NLP and Text-as-Data Speaker Series: Understanding Incremental Processing in LLMs with Temporal Feature Analysis

Speaker: Aaron Mueller

Location: 60 Fifth Avenue, Room Center for Data Science
Videoconference link: https://nyu.zoom.us/j/93934334443

Date: Thursday, February 5, 2026

Language is processed incrementally; this gives rise to a rich temporal structure at multiple scales. Many methods exist for decomposing continuous language model activations into discrete human-interpretable features, but they implicitly assume that features are time-invariant. In this talk, I will show how the non-stationarity of language model representations leads to predictable pathologies in current feature extraction methods. I will then introduce temporal feature analysis (TFA), a method inspired by predictive coding principles in neuroscience.

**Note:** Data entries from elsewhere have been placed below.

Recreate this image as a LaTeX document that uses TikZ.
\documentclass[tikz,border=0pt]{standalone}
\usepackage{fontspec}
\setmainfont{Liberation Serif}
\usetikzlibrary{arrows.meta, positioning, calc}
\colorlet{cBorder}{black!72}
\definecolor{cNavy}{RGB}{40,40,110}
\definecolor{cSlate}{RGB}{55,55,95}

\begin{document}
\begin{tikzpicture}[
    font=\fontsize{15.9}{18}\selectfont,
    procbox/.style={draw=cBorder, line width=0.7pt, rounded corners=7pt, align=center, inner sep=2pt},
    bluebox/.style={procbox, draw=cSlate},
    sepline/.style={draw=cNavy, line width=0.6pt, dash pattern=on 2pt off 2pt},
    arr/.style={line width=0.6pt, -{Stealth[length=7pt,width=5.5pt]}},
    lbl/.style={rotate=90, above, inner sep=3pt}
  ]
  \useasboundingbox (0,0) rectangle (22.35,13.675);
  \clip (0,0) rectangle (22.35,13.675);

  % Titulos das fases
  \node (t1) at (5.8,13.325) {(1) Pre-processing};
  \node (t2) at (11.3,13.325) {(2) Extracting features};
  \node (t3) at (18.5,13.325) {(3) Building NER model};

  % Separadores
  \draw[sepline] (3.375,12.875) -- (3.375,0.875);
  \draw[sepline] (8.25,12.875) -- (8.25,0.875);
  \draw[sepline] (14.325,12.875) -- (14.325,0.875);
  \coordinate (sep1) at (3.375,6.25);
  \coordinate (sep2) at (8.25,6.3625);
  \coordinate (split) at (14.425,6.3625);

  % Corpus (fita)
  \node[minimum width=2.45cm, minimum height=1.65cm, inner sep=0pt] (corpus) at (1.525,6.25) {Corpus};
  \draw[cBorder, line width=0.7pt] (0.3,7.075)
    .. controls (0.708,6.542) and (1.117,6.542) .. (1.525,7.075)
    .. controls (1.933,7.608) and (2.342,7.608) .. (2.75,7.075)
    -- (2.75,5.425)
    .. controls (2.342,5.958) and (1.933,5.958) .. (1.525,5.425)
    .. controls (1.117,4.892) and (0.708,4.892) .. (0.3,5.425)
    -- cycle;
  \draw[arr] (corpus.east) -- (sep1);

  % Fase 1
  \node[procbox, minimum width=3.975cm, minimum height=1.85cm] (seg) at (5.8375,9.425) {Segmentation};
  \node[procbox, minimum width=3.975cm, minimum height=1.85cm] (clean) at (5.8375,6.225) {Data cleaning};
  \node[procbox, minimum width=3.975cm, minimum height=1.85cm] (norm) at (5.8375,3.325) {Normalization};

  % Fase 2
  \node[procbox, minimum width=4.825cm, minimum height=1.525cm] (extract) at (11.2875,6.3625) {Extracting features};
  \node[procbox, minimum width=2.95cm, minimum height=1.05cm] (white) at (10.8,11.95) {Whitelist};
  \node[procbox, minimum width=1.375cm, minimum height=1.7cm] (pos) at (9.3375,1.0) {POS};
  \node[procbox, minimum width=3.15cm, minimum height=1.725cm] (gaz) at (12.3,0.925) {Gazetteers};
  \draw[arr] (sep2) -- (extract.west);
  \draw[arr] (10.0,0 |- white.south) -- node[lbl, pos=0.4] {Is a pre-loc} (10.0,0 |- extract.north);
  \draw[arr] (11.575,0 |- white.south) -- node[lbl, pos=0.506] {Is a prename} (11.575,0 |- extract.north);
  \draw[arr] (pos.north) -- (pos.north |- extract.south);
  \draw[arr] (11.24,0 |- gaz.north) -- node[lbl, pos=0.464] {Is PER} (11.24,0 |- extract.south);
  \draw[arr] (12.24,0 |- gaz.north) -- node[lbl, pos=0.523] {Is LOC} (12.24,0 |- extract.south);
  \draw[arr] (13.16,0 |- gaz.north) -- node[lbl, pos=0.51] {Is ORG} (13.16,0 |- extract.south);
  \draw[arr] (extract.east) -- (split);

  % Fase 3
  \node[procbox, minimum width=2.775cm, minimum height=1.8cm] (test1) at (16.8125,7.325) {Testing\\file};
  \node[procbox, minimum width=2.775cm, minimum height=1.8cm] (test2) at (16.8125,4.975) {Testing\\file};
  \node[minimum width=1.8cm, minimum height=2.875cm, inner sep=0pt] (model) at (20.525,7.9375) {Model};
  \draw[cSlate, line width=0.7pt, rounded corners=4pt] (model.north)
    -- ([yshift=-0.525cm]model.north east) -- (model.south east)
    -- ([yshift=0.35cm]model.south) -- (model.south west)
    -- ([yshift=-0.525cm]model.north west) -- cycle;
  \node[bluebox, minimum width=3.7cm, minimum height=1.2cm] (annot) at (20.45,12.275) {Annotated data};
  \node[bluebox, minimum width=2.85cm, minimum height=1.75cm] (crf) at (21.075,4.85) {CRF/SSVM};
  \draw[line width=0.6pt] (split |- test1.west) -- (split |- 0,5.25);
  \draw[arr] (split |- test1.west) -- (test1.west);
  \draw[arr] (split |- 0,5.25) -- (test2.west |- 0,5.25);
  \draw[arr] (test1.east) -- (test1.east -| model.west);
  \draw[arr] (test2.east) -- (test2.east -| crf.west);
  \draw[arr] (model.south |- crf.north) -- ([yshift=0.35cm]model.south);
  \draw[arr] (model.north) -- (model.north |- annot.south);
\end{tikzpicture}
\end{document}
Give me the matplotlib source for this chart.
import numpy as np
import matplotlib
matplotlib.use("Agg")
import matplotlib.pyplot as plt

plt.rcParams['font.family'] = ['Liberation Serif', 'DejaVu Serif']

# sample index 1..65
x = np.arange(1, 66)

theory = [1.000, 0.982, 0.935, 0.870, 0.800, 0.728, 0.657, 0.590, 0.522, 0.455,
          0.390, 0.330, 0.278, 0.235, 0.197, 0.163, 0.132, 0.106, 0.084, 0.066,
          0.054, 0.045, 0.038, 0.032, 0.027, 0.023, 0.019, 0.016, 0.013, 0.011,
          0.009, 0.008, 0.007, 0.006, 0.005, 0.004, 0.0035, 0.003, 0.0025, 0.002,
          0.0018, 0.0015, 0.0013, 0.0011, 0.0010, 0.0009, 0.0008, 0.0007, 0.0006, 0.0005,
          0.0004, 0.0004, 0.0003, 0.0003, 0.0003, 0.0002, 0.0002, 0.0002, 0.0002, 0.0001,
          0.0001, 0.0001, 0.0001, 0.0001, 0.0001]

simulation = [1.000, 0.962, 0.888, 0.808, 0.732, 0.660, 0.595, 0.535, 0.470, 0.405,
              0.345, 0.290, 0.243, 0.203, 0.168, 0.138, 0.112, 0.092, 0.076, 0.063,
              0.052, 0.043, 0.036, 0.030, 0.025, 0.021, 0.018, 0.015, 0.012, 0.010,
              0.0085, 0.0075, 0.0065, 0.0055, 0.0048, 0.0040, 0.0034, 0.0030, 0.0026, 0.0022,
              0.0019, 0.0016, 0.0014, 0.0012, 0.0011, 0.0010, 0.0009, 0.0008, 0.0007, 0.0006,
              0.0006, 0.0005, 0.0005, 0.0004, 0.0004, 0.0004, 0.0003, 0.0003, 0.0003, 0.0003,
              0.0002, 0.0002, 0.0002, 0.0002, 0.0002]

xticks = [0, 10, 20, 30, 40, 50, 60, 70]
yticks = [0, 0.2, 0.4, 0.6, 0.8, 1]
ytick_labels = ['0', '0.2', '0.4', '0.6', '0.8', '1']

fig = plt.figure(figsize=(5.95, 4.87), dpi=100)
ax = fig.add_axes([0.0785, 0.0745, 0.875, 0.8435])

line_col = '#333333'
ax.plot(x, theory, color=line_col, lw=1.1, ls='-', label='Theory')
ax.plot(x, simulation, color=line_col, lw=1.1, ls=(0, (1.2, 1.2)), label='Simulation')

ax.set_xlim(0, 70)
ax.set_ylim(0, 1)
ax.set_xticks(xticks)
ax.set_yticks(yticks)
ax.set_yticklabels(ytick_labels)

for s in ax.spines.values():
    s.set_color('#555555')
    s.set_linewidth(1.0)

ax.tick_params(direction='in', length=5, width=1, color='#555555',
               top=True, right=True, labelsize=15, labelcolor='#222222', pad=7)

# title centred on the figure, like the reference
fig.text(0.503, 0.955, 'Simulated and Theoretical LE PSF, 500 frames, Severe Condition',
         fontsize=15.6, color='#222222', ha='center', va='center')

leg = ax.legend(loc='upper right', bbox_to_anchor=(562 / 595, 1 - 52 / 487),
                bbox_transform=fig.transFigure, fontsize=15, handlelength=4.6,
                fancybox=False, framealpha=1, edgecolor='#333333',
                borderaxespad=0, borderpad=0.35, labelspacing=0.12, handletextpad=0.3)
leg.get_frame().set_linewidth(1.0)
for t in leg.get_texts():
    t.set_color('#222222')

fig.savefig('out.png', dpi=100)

By decomposing activations into context-dependent and stimulus-driven components, TFA recovers event boundaries, evolving syntactic representations, and context-sensitive representational structures. Using garden-path sentences as a case study, we obtain interventional evidence that models represent mutually incompatible syntactic features before disambiguation, and observe that TFA recovers the correct parse after disambiguation. I will conclude by discussing the inherent limitations of feature extraction methods, and mention ongoing work to ground them in causal formalisms. Ultimately, by matching the inductive biases of analysis techniques to the phenomena they explain, we can develop more faithful and testable predictions about the conceptual structures of neural systems.

 

Bio: Aaron Mueller is an assistant professor of Computer Science and, by courtesy, of Data Science at Boston University. His research centers on developing language modeling methods, evaluations, and analysis techniques inspired by causal and linguistic principles, and applying these to precisely control and improve the generalization of natural language processing systems. He completed his Ph.D. at Johns Hopkins University, and was a Zuckerman postdoctoral fellow at Northeastern and the Technion. His work has been published in ML and NLP venues (such as ICML, ACL, and EMNLP) and has won awards at TMLR and ACL. He is a recurring co-organizer of the BlackboxNLP and BabyLM workshops, and has recently been featured in IEEE Spectrum (2024) and MIT Technology Review (2025).